CLBN files Epic cross complaint

The ongoing crossfire between French-owned Credit Lyonnais Bank Nederland and Epic Prods.’ Eduard Sarlui and Moshe Diamant escalated yesterday when CLBN filed a cross-complaint claiming the pair “cooked” Epic’s company books and “looted” the bank-owned entity of more than $ 200 million. That figure includes $ 47.8 million in outstanding loans to the duo’s Trans World Entertainment.

The action marks the latest chapter in ongoing lawsuits that began in August after the bank ousted Sarlui and Diamant from their roles as directors and officers of Epic Prods.
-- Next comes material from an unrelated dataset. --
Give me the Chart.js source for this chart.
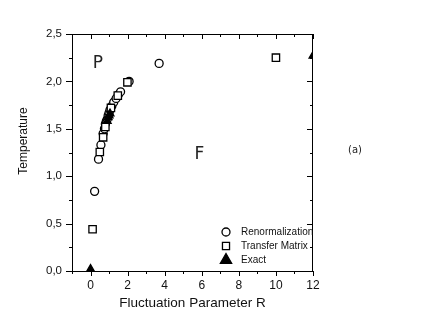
<!DOCTYPE html>
<html>
<head>
<meta charset="utf-8">
<script src="https://cdn.jsdelivr.net/npm/chart.js@4"></script>
<style>
  html, body { margin: 0; padding: 0; background: #fff; }
  #wrap { width: 436px; height: 327px; }
</style>
</head>
<body>
<div id="wrap"><canvas id="phase" width="436" height="327"></canvas></div>
<script>
// values
const renormR = [0.22, 0.43, 0.56, 0.68, 0.75, 0.8, 0.85, 0.9, 0.95, 1.0, 1.05, 1.15, 1.25, 1.38, 1.5, 1.62, 2.08, 3.7];
const renormT = [0.84, 1.18, 1.33, 1.45, 1.5, 1.55, 1.58, 1.6, 1.64, 1.67, 1.7, 1.74, 1.78, 1.82, 1.86, 1.89, 2.0, 2.19];
const transferR = [0.11, 0.5, 0.68, 0.8, 1.1, 1.47, 1.99, 10.0];
const transferT = [0.44, 1.255, 1.41, 1.52, 1.72, 1.85, 1.99, 2.25];
const exactR = [0.0, 0.9, 0.95, 1.0, 1.05, 12.0];
const exactT = [0.02, 1.58, 1.62, 1.64, 1.66, 2.27];
const xTicks = [0, 2, 4, 6, 8, 10, 12];
const yTicks = [0, 0.5, 1.0, 1.5, 2.0, 2.5];
const seriesNames = ["Renormalization", "Transfer Matrix", "Exact"];
const regionLabels = [{ text: "P", r: 0.39, t: 2.19 }, { text: "F", r: 5.87, t: 1.23 }];

const FONT = "'Liberation Sans', Arial, sans-serif";

function pts(xs, ys) { return xs.map((x, i) => ({ x: x, y: ys[i] })); }

// axis frame, tick marks, titles, region letters, legend
const decor = {
  id: "decor",
  afterDraw(chart) {
    const c = chart.ctx, a = chart.chartArea;
    const xs = chart.scales.x, ys = chart.scales.y;
    c.save();
    c.strokeStyle = "#000";
    c.lineWidth = 1;
    c.strokeRect(a.left + 0.5, a.top + 0.5, a.right - a.left - 1, a.bottom - a.top);
    c.beginPath();
    for (let v = -1; v <= 12; v++) {
      const px = Math.round(xs.getPixelForValue(v)) + 0.5;
      const len = v % 2 === 0 ? 5 : 3;
      c.moveTo(px, a.bottom); c.lineTo(px, a.bottom + len);
      c.moveTo(px, a.top); c.lineTo(px, a.top + len);
    }
    for (let v = 0; v <= 2.5001; v += 0.25) {
      const py = Math.round(ys.getPixelForValue(v)) + 0.5;
      const major = Math.abs(v / 0.5 - Math.round(v / 0.5)) < 1e-6;
      const len = major ? 6 : 3;
      c.moveTo(a.left, py); c.lineTo(a.left - len, py);
      c.moveTo(a.right, py); c.lineTo(a.right - len, py);
    }
    c.stroke();

    c.fillStyle = "#111";
    c.textAlign = "center";
    c.textBaseline = "middle";
    c.font = "13.5px " + FONT;
    c.fillText("Fluctuation Parameter R", (a.left + a.right) / 2, 303);
    c.save();
    c.translate(24, 141);
    c.rotate(-Math.PI / 2);
    c.font = "12px " + FONT;
    c.fillText("Temperature", 0, 0);
    c.restore();

    c.font = "17px 'DejaVu Sans', sans-serif";
    c.fillStyle = "#222";
    regionLabels.forEach(l => {
      c.fillText(l.text, xs.getPixelForValue(l.r), ys.getPixelForValue(l.t));
    });
    c.font = "10px 'DejaVu Sans', sans-serif";
    c.fillText("(a)", 355, 150);

    // legend
    const rows = [232, 246, 260];
    c.font = "10px " + FONT;
    c.textAlign = "left";
    chart.data.datasets.forEach((ds, i) => {
      const y = rows[i];
      c.fillStyle = ds.backgroundColor;
      c.strokeStyle = "#000";
      c.lineWidth = 1.3;
      Chart.helpers.drawPoint(c, {
        pointStyle: ds.pointStyle, radius: ds.pointStyle === "triangle" ? 6.5 : (ds.pointStyle === "rect" ? 5 : 4),
        borderWidth: 1.3
      }, 226, y);
      c.fillStyle = "#111";
      c.fillText(ds.label, 241, y);
    });
    c.restore();
  }
};

const common = { borderColor: "#000", borderWidth: 1.3, showLine: false };

new Chart(document.getElementById("phase"), {
  type: "scatter",
  data: {
    datasets: [
      Object.assign({ label: seriesNames[0], data: pts(renormR, renormT), pointStyle: "circle", pointRadius: 4, backgroundColor: "#fff", order: 2 }, common),
      Object.assign({ label: seriesNames[1], data: pts(transferR, transferT), pointStyle: "rect", pointRadius: 5.2, backgroundColor: "#fff", order: 1 }, common),
      Object.assign({ label: seriesNames[2], data: pts(exactR, exactT), pointStyle: "triangle", pointRadius: 4.5, backgroundColor: "#000", order: 0 }, common)
    ]
  },
  options: {
    responsive: false,
    animation: false,
    layout: { padding: { left: 0, right: 123, top: 34, bottom: 0 } },
    plugins: { legend: { display: false }, tooltip: { enabled: false } },
    scales: {
      x: {
        min: -1, max: 12,
        afterBuildTicks: s => { s.ticks = xTicks.map(v => ({ value: v })); },
        afterFit: s => { s.height = 56; },
        grid: { display: false, drawTicks: false },
        border: { display: false },
        ticks: { color: "#111", padding: 7, font: { family: FONT, size: 12 } }
      },
      y: {
        min: 0, max: 2.5,
        afterBuildTicks: s => { s.ticks = yTicks.map(v => ({ value: v })); },
        afterFit: s => { s.width = 72; },
        grid: { display: false, drawTicks: false },
        border: { display: false },
        ticks: { color: "#111", padding: 10, font: { family: FONT, size: 11.5 },
          callback: v => v.toFixed(1).replace(".", ",") }
      }
    }
  },
  plugins: [decor]
});
</script>
</body>
</html>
The duo sued the bank for$ 100 million-plus for breach of contract and various damages.

This countersuit, filed in Los Angeles Superior Court, charges that documents seized last August prove that Sarlui and Diamant committed fraud and embezzlement by using Epic’s corporate funds for everything from “private school tuition for their children” to down payments on homes in Palm Springs and Beverly Hills, not to mention a host of luxury car payments, family vacations in Tel Aviv and “chiropractic equipment for (Sarlui’s) son-in-law.”

“The bank wants to collect a total of about $ 200 million in damages,” according to a CL spokesman, although no amount is named in the suit, which targets Sarlui and Diamant personally as well as a group of TWE companies, several additional companies owned or controlled by either Sarlui and Diamant family members, ACSA, Televix, Global Communications and other entities.
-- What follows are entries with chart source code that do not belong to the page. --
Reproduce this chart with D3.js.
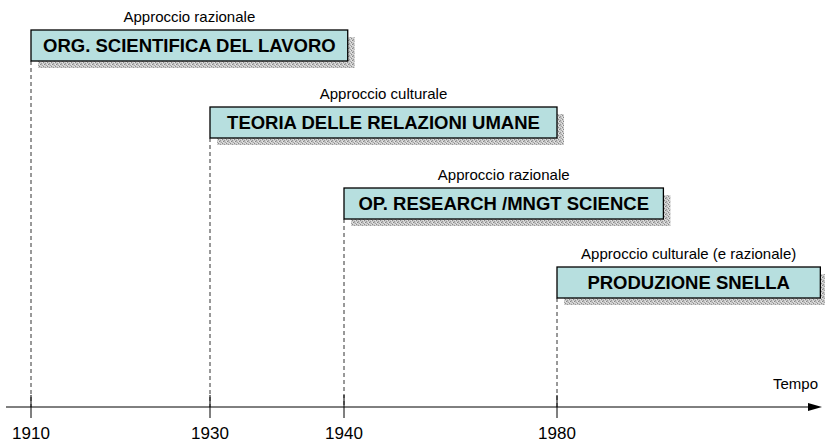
<!DOCTYPE html>
<html>
<head>
<meta charset="utf-8">
<script src="https://cdn.jsdelivr.net/npm/d3@7"></script>
<style>
  html, body { margin: 0; padding: 0; background: #fff; }
  svg { display: block; font-family: Arial, 'Liberation Sans', sans-serif; }
</style>
</head>
<body>
<svg id="chart"></svg>
<script>
// data
const years = [1910, 1930, 1940, 1980];
const approaches = ['Approccio razionale', 'Approccio culturale', 'Approccio razionale', 'Approccio culturale (e razionale)'];
const schools = ['ORG. SCIENTIFICA DEL LAVORO', 'TEORIA DELLE RELAZIONI UMANE', 'OP. RESEARCH /MNGT SCIENCE', 'PRODUZIONE SNELLA'];
const startYears = [1910, 1930, 1940, 1980];
const endYears = [1940.7, 1980, 2000, 2029.5];
const axisLabel = 'Tempo';

const W = 825, H = 443;
const AXIS_Y = 407;
const BOX_H = 31;
const SHADOW = 7;

const svg = d3.select('#chart').attr('width', W).attr('height', H);

// the slide's time axis is not to scale, so piecewise linear
const x = d3.scaleLinear()
  .domain([1910, 1930, 1940, 1980, 2030])
  .range([31, 210, 344, 557, 823]);

const row = d3.scaleLinear().domain([0, 1, 2, 3]).range([30, 107, 188, 267]);

// grainy shadow texture
const defs = svg.append('defs');
const pat = defs.append('pattern')
  .attr('id', 'grain')
  .attr('patternUnits', 'userSpaceOnUse')
  .attr('width', 4).attr('height', 4);
pat.append('rect').attr('width', 4).attr('height', 4).attr('fill', '#cacaca');
[[0, 0, '#8a8a8a'], [2, 1, '#9a9a9a'], [1, 2, '#858585'], [3, 3, '#a4a4a4'], [3, 0, '#e4e4e4'], [1, 3, '#dedede'], [2, 2, '#b4b4b4'], [0, 2, '#e8e8e8']]
  .forEach(([px, py, c]) => {
    pat.append('rect').attr('x', px).attr('y', py).attr('width', 1).attr('height', 1).attr('fill', c);
  });

const boxes = schools.map((s, i) => ({
  name: s,
  approach: approaches[i],
  start: startYears[i],
  end: endYears[i],
  row: i,
}));

// dashed guides from each box down to the axis
svg.append('g')
  .selectAll('line')
  .data(boxes)
  .join('line')
  .attr('x1', (d) => x(d.start))
  .attr('x2', (d) => x(d.start))
  .attr('y1', (d) => row(d.row) + BOX_H)
  .attr('y2', AXIS_Y)
  .attr('stroke', '#333')
  .attr('stroke-width', 1)
  .attr('stroke-dasharray', '4,3');

// axis line + arrow
const axis = svg.append('g');
axis.append('line')
  .attr('x1', 6).attr('x2', x(2030) - 12)
  .attr('y1', AXIS_Y).attr('y2', AXIS_Y)
  .attr('stroke', '#000').attr('stroke-width', 1);
axis.append('path')
  .attr('d', `M${x(2030) - 1},${AXIS_Y} L${x(2030) - 15},${AXIS_Y - 4} L${x(2030) - 15},${AXIS_Y + 4} Z`)
  .attr('fill', '#000');
axis.append('text')
  .attr('x', 818).attr('y', 389)
  .attr('text-anchor', 'end')
  .attr('font-size', 15)
  .text(axisLabel);

axis.selectAll('.tick')
  .data(years)
  .join('line')
  .attr('class', 'tick')
  .attr('x1', (d) => x(d)).attr('x2', (d) => x(d))
  .attr('y1', 395).attr('y2', 418)
  .attr('stroke', '#000').attr('stroke-width', 1);

axis.selectAll('.year')
  .data(years)
  .join('text')
  .attr('class', 'year')
  .attr('x', (d) => x(d))
  .attr('y', 439)
  .attr('text-anchor', 'middle')
  .attr('font-size', 17)
  .text((d) => d);

// boxes
const g = svg.append('g')
  .selectAll('g')
  .data(boxes)
  .join('g')
  .attr('transform', (d) => `translate(${x(d.start)},${row(d.row)})`);

g.append('rect')
  .attr('x', SHADOW).attr('y', SHADOW)
  .attr('width', (d) => x(d.end) - x(d.start))
  .attr('height', BOX_H)
  .attr('fill', 'url(#grain)');

g.append('rect')
  .attr('width', (d) => x(d.end) - x(d.start))
  .attr('height', BOX_H)
  .attr('fill', '#b7dfdf')
  .attr('stroke', '#000')
  .attr('stroke-width', 1.3);

g.append('text')
  .attr('x', (d) => (x(d.end) - x(d.start)) / 2)
  .attr('y', BOX_H / 2 + 6.6)
  .attr('text-anchor', 'middle')
  .attr('font-size', 18.5)
  .attr('font-weight', 'bold')
  .text((d) => d.name);

g.append('text')
  .attr('x', (d) => (x(d.end) - x(d.start)) / 2)
  .attr('y', -8)
  .attr('text-anchor', 'middle')
  .attr('font-size', 15)
  .text((d) => d.approach);
</script>
</body>
</html>
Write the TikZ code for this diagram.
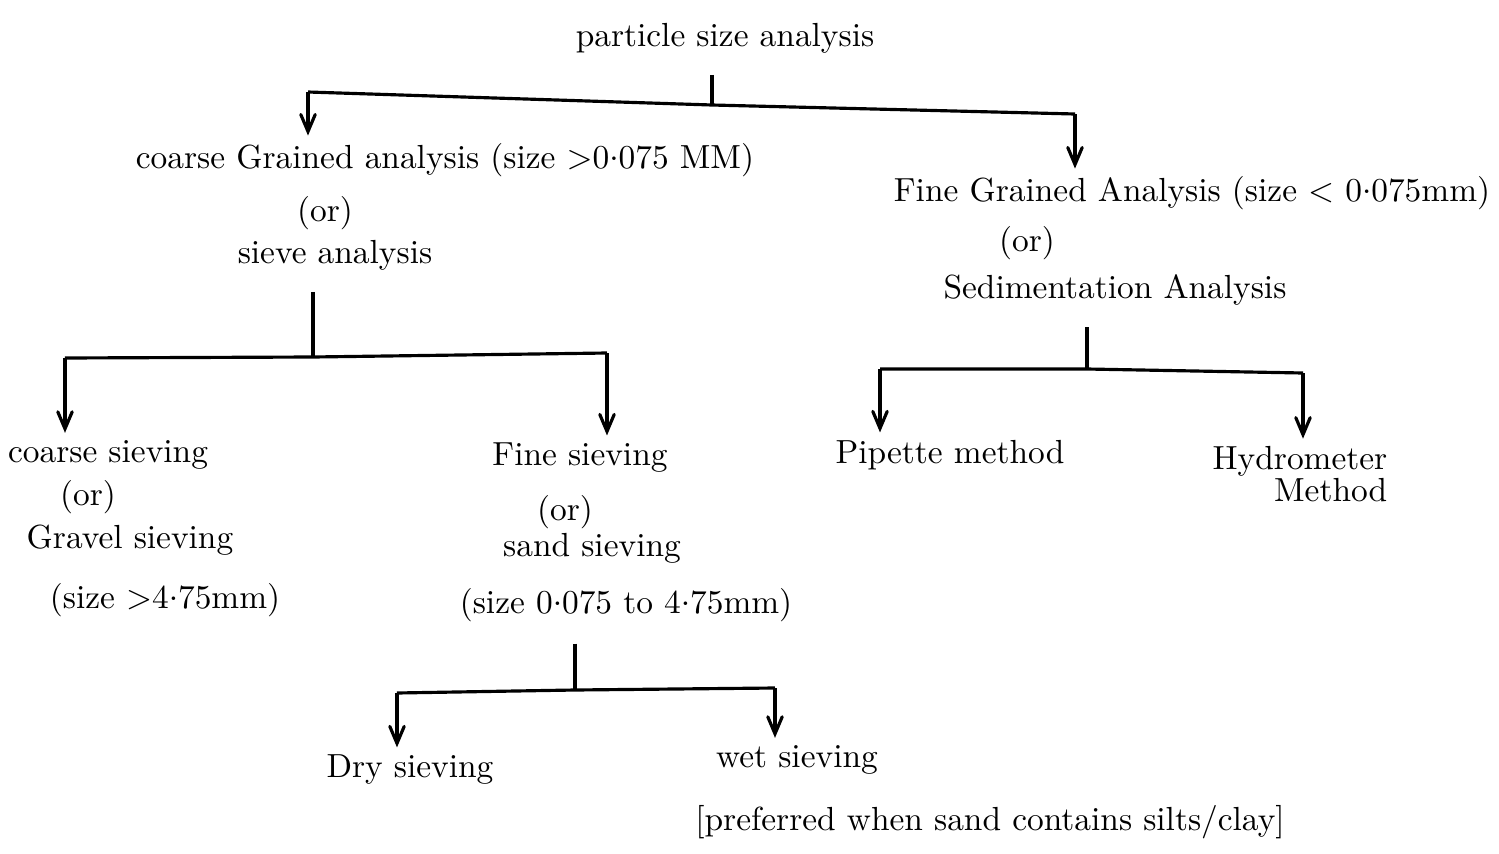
\documentclass[tikz,border=0pt]{standalone}
\usepackage{tikz}
\usetikzlibrary{arrows,positioning}
\tikzset{
      treeedge/.style  = {black, line width=0.9pt},
      treestub/.style  = {black, line width=0.9pt, shorten <=4pt},
      treearrow/.style = {black, line width=0.9pt, ->, >=angle 45},
    }
\newcommand{\pd}{\raisebox{0.55ex}{.}}

\begin{document}
\begin{tikzpicture}[x=0.01cm,y=-0.01cm]
  \tikzstyle{every node} = [font=\fontsize{9.5}{11}\selectfont, inner sep=2pt]
  \useasboundingbox (0,0) rectangle (1499,854);

  % texts
  \node (psa) at (725,38) {particle size analysis};
  \node (cga) at (445,160) {coarse Grained analysis (size >0\pd075 MM)};
  \node (cgaor) at (325,213) {(or)};
  \node (sva) at (335,255) {sieve analysis};
  \node (fga) at (1192,193) {Fine Grained Analysis (size < 0\pd075mm)};
  \node (fgaor) at (1027,243) {(or)};
  \node (sda) at (1115,290) {Sedimentation Analysis};
  \node (cs) at (108,455) {coarse sieving};
  \node (csor) at (88,497) {(or)};
  \node (gs) at (130,540) {Gravel sieving};
  \node (gssize) at (165,600) {(size >4\pd75mm)};
  \node (fs) at (580,458) {Fine sieving};
  \node (fsor) at (565,512) {(or)};
  \node (ss) at (592,548) {sand sieving};
  \node (sssize) at (626,605) {(size 0\pd075 to 4\pd75mm)};
  \node (pm) at (950,455) {Pipette method};
  \node (hm) [align=right, font=\fontsize{9.5}{9}\selectfont] at (1300,474) {Hydrometer\\Method};
  \node (ds) at (410,770) {Dry sieving};
  \node (ws) at (797,760) {wet sieving};
  \node (wsnote) at (990,822) {[preferred when sand contains silts/clay]};

  % branch points
  \coordinate (j0) at (712,105);
  \coordinate (j0l) at (308,92);
  \coordinate (j0r) at (1075,114);
  \coordinate (j1) at (313,357);
  \coordinate (j1l) at (65,358);
  \coordinate (j1r) at (607,353);
  \coordinate (j2) at (1087,369);
  \coordinate (j2l) at (880,369);
  \coordinate (j2r) at (1303,373);
  \coordinate (j3) at (575,690);
  \coordinate (j3l) at (397,693);
  \coordinate (j3r) at (775,688);

  \draw[treestub] (psa.south -| j0) -- (j0);
  \draw[treeedge] (j0l) -- (j0) -- (j0r);
  \draw[treearrow] (j0l) -- (cga.north -| j0l);
  \draw[treearrow] (j0r) -- (fga.north -| j0r);

  \draw[treestub] (sva.south -| j1) -- (j1);
  \draw[treeedge] (j1l) -- (j1) -- (j1r);
  \draw[treearrow] (j1l) -- (cs.north -| j1l);
  \draw[treearrow] (j1r) -- (fs.north -| j1r);

  \draw[treestub] (sda.south -| j2) -- (j2);
  \draw[treeedge] (j2l) -- (j2) -- (j2r);
  \draw[treearrow] (j2l) -- (pm.north -| j2l);
  \draw[treearrow] (j2r) -- (hm.north -| j2r);

  \draw[treestub] (sssize.south -| j3) -- (j3);
  \draw[treeedge] (j3l) -- (j3) -- (j3r);
  \draw[treearrow] (j3l) -- (ds.north -| j3l);
  \draw[treearrow] (j3r) -- (ws.north -| j3r);
\end{tikzpicture}
\end{document}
Sarlui and Diamant’s attorney Brian Lysaght, of O’Neill & Lysaght, said he hadn’t seen CL’s cross complaint yet, “but it’s nothing that’s terribly surprising because we had a stipulation that both sides could amend at any time after Jan. 4, and we had amended and filed our counterclaim some time ago. They’re just getting around to filing now.”
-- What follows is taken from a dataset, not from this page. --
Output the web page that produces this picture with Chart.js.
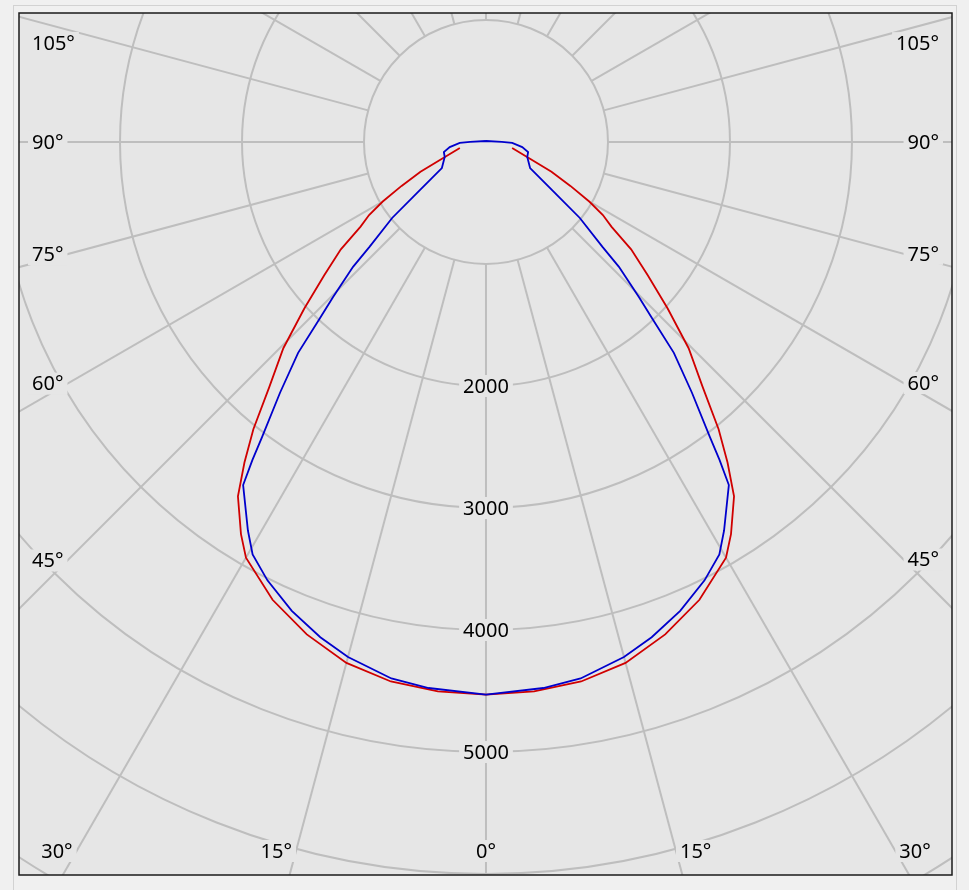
<!DOCTYPE html>
<html>
<head>
<meta charset="utf-8">
<script src="https://cdn.jsdelivr.net/npm/chart.js@4.4.0/dist/chart.umd.min.js"></script>
<style>
  html, body { margin: 0; padding: 0; background: #f0f0f0; }
  canvas { display: block; }
</style>
</head>
<body>
<canvas id="polar" width="969" height="890"></canvas>
<script>
// gamma angle (deg from nadir) and intensity (cd)
let redAngles = [0, 5, 10, 15, 20, 25, 30, 32, 35, 37, 39, 41.5, 44.5, 47.5, 50.5, 53.5, 56, 58, 60, 62.5, 65.5, 69, 77]
let redValues = [4530, 4520, 4490, 4420, 4295, 4140, 3935, 3790, 3545, 3290, 3030, 2680, 2370, 2020, 1720, 1480, 1240, 1130, 980, 780, 590, 390, 220]

let blueAngles = [0, 6, 10, 15, 18.5, 22.5, 26.5, 29.5, 31.5, 35.3, 36.3, 37.2, 39.4, 41.7, 43.3, 44.6, 46.8, 48, 51, 54, 59.4, 70, 76.6, 82, 88, 90, 180]
let blueValues = [4530, 4500, 4465, 4370, 4280, 4160, 4015, 3885, 3735, 3445, 3235, 3035, 2660, 2315, 1985, 1785, 1495, 1285, 990, 670, 420, 360, 355, 300, 215, 130, 8]

// grid
let ringValues = [1000, 2000, 3000, 4000, 5000, 6000, 7000, 8000]
let ringLabels = [2000, 3000, 4000, 5000]
let spokeAngles = []
for (let a = 0; a < 360; a += 15) spokeAngles.push(a)
let sideAngleLabels = [105, 90, 75, 60, 45]
let bottomAngleLabels = [30, 15, 0]

let plotBg = '#e6e6e6'
let gridColor = '#bebebe'
let labelFont = '20px "Noto Sans", sans-serif'

function rad(d) { return d * Math.PI / 180 }

// left half from top down to nadir, then right half back up
function toPoints(angles, values) {
    let pts = []
    for (let i = angles.length - 1; i >= 0; i--) {
        pts.push({x: -values[i] * Math.sin(rad(angles[i])), y: -values[i] * Math.cos(rad(angles[i]))})
    }
    for (let i = 1; i < angles.length; i++) {
        pts.push({x: values[i] * Math.sin(rad(angles[i])), y: -values[i] * Math.cos(rad(angles[i]))})
    }
    return pts
}

function labelBox(ctx, text, cx, cy, align) {
    let w = ctx.measureText(text).width
    let left = align === 'left' ? cx : align === 'right' ? cx - w : cx - w / 2
    ctx.fillStyle = plotBg
    ctx.fillRect(left - 4, cy - 11, w + 8, 22)
    ctx.fillStyle = '#000'
    ctx.textAlign = 'left'
    ctx.textBaseline = 'middle'
    ctx.fillText(text, left, cy + 1)
}

let polarGrid = {
    id: 'polarGrid',
    beforeDraw(chart) {
        let ctx = chart.ctx
        ctx.save()
        ctx.fillStyle = '#f0f0f0'
        ctx.fillRect(0, 0, chart.width, chart.height)
        ctx.strokeStyle = '#d2d2d2'
        ctx.lineWidth = 1
        ctx.strokeRect(13.5, 5.5, 943, 900)
        ctx.restore()
    },
    beforeDatasetsDraw(chart) {
        let ctx = chart.ctx
        let area = chart.chartArea
        let xs = chart.scales.x, ys = chart.scales.y
        let cx = xs.getPixelForValue(0), cy = ys.getPixelForValue(0)
        let k = (xs.getPixelForValue(1000) - cx) / 1000

        ctx.save()
        ctx.fillStyle = plotBg
        ctx.fillRect(area.left, area.top, area.right - area.left, area.bottom - area.top)
        ctx.beginPath()
        ctx.rect(area.left, area.top, area.right - area.left, area.bottom - area.top)
        ctx.clip()

        ctx.strokeStyle = gridColor
        ctx.lineWidth = 2
        ringValues.forEach(r => {
            ctx.beginPath()
            ctx.arc(cx, cy, r * k, 0, Math.PI * 2)
            ctx.stroke()
        })
        let r0 = ringValues[0] * k, r1 = 12000 * k
        spokeAngles.forEach(a => {
            let dx = Math.sin(rad(a)), dy = Math.cos(rad(a))
            ctx.beginPath()
            ctx.moveTo(cx + dx * r0, cy + dy * r0)
            ctx.lineTo(cx + dx * r1, cy + dy * r1)
            ctx.stroke()
        })

        ctx.font = labelFont
        ringLabels.forEach(v => {
            labelBox(ctx, String(v), cx, ys.getPixelForValue(-v), 'center')
        })

        // angle labels down the sides
        sideAngleLabels.forEach(g => {
            let text = g + '°'
            let w = ctx.measureText(text).width
            let t = Math.tan(rad(g))
            let xl = area.left + 13
            let edge = xl + w + 4
            let y = Math.abs(g - 90) < 0.01 ? cy : cy + (cx - edge) / t
            if (g > 90) y += 10
            labelBox(ctx, text, xl, y, 'left')
            let xr = area.right - 13
            let edgeR = xr - w - 4
            let yr = Math.abs(g - 90) < 0.01 ? cy : cy + (edgeR - cx) / t
            if (g > 90) yr += 10
            labelBox(ctx, text, xr, yr, 'right')
        })

        // angle labels along the bottom
        let yb = area.bottom - 24
        bottomAngleLabels.forEach(g => {
            let text = g + '°'
            if (g === 0) {
                labelBox(ctx, text, cx, yb, 'center')
                return
            }
            let off = (yb - cy) * Math.tan(rad(g))
            labelBox(ctx, text, cx - off - 4, yb, 'right')
            labelBox(ctx, text, cx + off + 4, yb, 'left')
        })
        ctx.restore()
    },
    afterDraw(chart) {
        let ctx = chart.ctx
        let area = chart.chartArea
        ctx.save()
        ctx.strokeStyle = '#1a1a1a'
        ctx.lineWidth = 1.5
        ctx.strokeRect(area.left, area.top, area.right - area.left, area.bottom - area.top)
        ctx.restore()
    }
}

new Chart('polar', {
    type: 'scatter',
    data: {
        datasets: [{
            label: 'C90-C270',
            data: toPoints(blueAngles, blueValues),
            borderColor: '#0000cc',
            borderWidth: 1.8,
            showLine: true,
            pointRadius: 0,
            tension: 0
        }, {
            label: 'C0-C180',
            data: toPoints(redAngles, redValues),
            borderColor: '#d00000',
            borderWidth: 1.8,
            showLine: true,
            pointRadius: 0,
            tension: 0
        }]
    },
    options: {
        responsive: false,
        animation: false,
        devicePixelRatio: 1,
        layout: {padding: {left: 19, top: 13, right: 17, bottom: 15}},
        scales: {
            x: {type: 'linear', min: -3828, max: 3820, display: false},
            y: {type: 'linear', min: -6008, max: 1057, display: false}
        },
        plugins: {
            legend: {display: false},
            tooltip: {enabled: false}
        }
    },
    plugins: [polarGrid]
})
</script>
</body>
</html>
The detailed, 48-page document alleges Sarlui and Diamant “defrauded” the bank “in every conceivable fashion,” including:

o Embezzling company funds to support lavish lifestyles or provide gifts to relatives and friends;

o Diverting millions of dollars of assets to companies owned or controlled by former officers;

o Improperly licensing films on below-market terms to firms owned or controlled by the duo;

o Direct misappropriation of film rights and;

o Acquisition of films from the duo’s affiliates.